- **GIVEN TASK**: Skipping all pictures, set down the lines of the listing from the first through the one with "(0,0) rectangle (556,616);".

- **RECORDED DATA**:
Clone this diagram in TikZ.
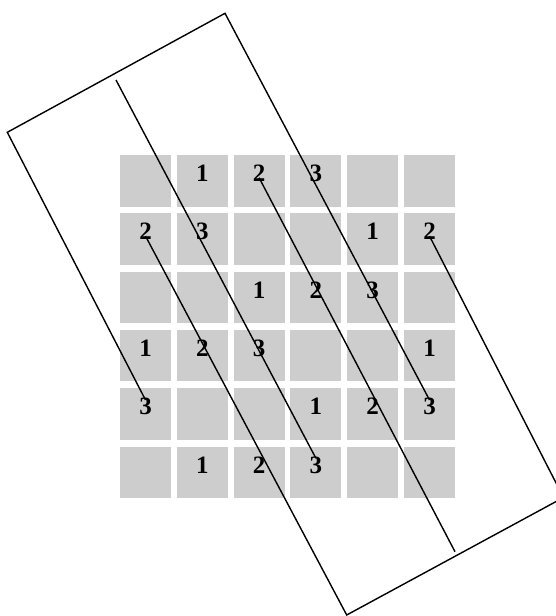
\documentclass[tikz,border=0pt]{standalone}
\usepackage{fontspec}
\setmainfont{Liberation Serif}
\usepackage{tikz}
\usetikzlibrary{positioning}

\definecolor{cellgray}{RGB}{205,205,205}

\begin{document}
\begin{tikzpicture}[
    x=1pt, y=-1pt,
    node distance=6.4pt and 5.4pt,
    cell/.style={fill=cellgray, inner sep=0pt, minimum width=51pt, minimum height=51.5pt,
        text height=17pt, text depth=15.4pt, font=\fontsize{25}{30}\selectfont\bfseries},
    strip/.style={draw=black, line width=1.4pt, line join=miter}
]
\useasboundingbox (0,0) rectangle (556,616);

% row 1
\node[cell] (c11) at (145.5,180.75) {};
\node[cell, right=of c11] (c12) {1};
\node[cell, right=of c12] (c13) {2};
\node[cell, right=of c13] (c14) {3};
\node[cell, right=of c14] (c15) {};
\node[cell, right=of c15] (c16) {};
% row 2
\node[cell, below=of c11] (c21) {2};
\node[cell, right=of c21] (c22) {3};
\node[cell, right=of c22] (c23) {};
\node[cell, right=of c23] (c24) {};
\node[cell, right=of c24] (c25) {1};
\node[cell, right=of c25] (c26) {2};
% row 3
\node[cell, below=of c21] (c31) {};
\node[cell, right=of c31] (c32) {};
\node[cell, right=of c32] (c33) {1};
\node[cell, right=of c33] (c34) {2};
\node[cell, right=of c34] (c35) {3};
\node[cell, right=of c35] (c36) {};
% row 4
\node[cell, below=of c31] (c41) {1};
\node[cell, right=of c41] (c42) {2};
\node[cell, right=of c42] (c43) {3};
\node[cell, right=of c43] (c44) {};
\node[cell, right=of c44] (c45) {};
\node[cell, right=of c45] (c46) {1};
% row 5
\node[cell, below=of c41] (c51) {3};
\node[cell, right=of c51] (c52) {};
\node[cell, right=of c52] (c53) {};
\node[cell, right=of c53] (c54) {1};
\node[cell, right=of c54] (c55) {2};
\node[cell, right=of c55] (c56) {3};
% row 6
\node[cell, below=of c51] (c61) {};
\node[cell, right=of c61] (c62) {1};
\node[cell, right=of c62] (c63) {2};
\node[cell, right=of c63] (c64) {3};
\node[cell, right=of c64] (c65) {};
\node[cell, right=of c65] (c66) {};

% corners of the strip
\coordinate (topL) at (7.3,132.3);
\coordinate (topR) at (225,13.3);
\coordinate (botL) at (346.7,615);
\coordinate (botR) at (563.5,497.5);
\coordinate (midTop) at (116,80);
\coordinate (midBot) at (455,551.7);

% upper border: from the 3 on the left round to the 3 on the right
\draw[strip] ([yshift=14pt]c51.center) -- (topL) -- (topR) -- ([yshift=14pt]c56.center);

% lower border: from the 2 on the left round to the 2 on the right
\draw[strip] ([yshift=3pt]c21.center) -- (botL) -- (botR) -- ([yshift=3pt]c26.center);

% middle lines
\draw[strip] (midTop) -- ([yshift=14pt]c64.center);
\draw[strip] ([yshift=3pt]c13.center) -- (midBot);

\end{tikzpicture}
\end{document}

- **EXERCISE OUTPUT**:
Clone this diagram in TikZ.
\documentclass[tikz,border=0pt]{standalone}
\usepackage{fontspec}
\setmainfont{Liberation Serif}
\usepackage{tikz}
\usetikzlibrary{positioning}

\definecolor{cellgray}{RGB}{205,205,205}

\begin{document}
\begin{tikzpicture}[
    x=1pt, y=-1pt,
    node distance=6.4pt and 5.4pt,
    cell/.style={fill=cellgray, inner sep=0pt, minimum width=51pt, minimum height=51.5pt,
        text height=17pt, text depth=15.4pt, font=\fontsize{25}{30}\selectfont\bfseries},
    strip/.style={draw=black, line width=1.4pt, line join=miter}
]
\useasboundingbox (0,0) rectangle (556,616);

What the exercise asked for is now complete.